11.         Partant, le recours sera rejeté.

12.         En application des art. 144 al. 1 LIFD, 52 al. 1 LPFisc, 87 al. 1 de la loi sur la procédure administrative du 12 septembre 1985 (LPA - E 5 10) et 1 et 2 du règlement sur les frais, émoluments et indemnités en procédure administrative du 30 juillet 1986 (RFPA - E 5 10.03), les recourants, pris conjointement et solidairement, qui succombent, sont condamnés au paiement d’un émolument s'élevant à CHF 700.- ; il est couvert par l’avance de frais versée à la suite du dépôt du recours.

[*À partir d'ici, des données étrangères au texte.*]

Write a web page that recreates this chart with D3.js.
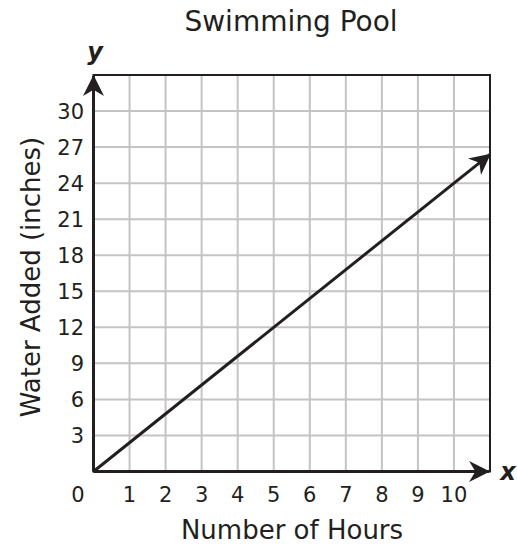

13.         Il ne sera pas alloué d’indemnités.


PAR CES MOTIFS

LE TRIBUNAL ADMINISTRATIF

DE PREMIÈRE INSTANCE

1.             déclare recevable le recours interjeté le 28 septembre 2023 par Madame A______ et Monsieur B______ contre les décisions sur réclamation de l'administration fiscale cantonale du 29 octobre 2023 ;

2.             le rejette ;

3.             met à la charge des recourants, pris conjointement et solidairement, un émolument de CHF 700.-, lequel est couvert par l'avance de frais ;

4.             dit qu’il n’est pas alloué d’indemnités ;

5.             dit que, conformément aux art. 132 LOJ, 62 al. 1 let. a et 65 LPA, le présent jugement est susceptible de faire l'objet d'un recours auprès de la chambre administrative de la Cour de justice (10 rue de Saint-Léger, case postale 1956, 1211 Genève 1) dans les trente jours à compter de sa notification. L'acte de recours doit être dûment motivé et contenir, sous peine d'irrecevabilité, la désignation du jugement attaqué et les conclusions du recourant. Il doit être accompagné du présent jugement et des autres pièces dont dispose le recourant.

Siégeant: Gwénaëlle GATTONI, présidente, Stéphane TANNER et Yuri KUDRYAVTSEV, juges assesseurs.

Au nom du Tribunal :

La présidente

Gwénaëlle GATTONI

 

Copie conforme de ce jugement est communiquée aux parties.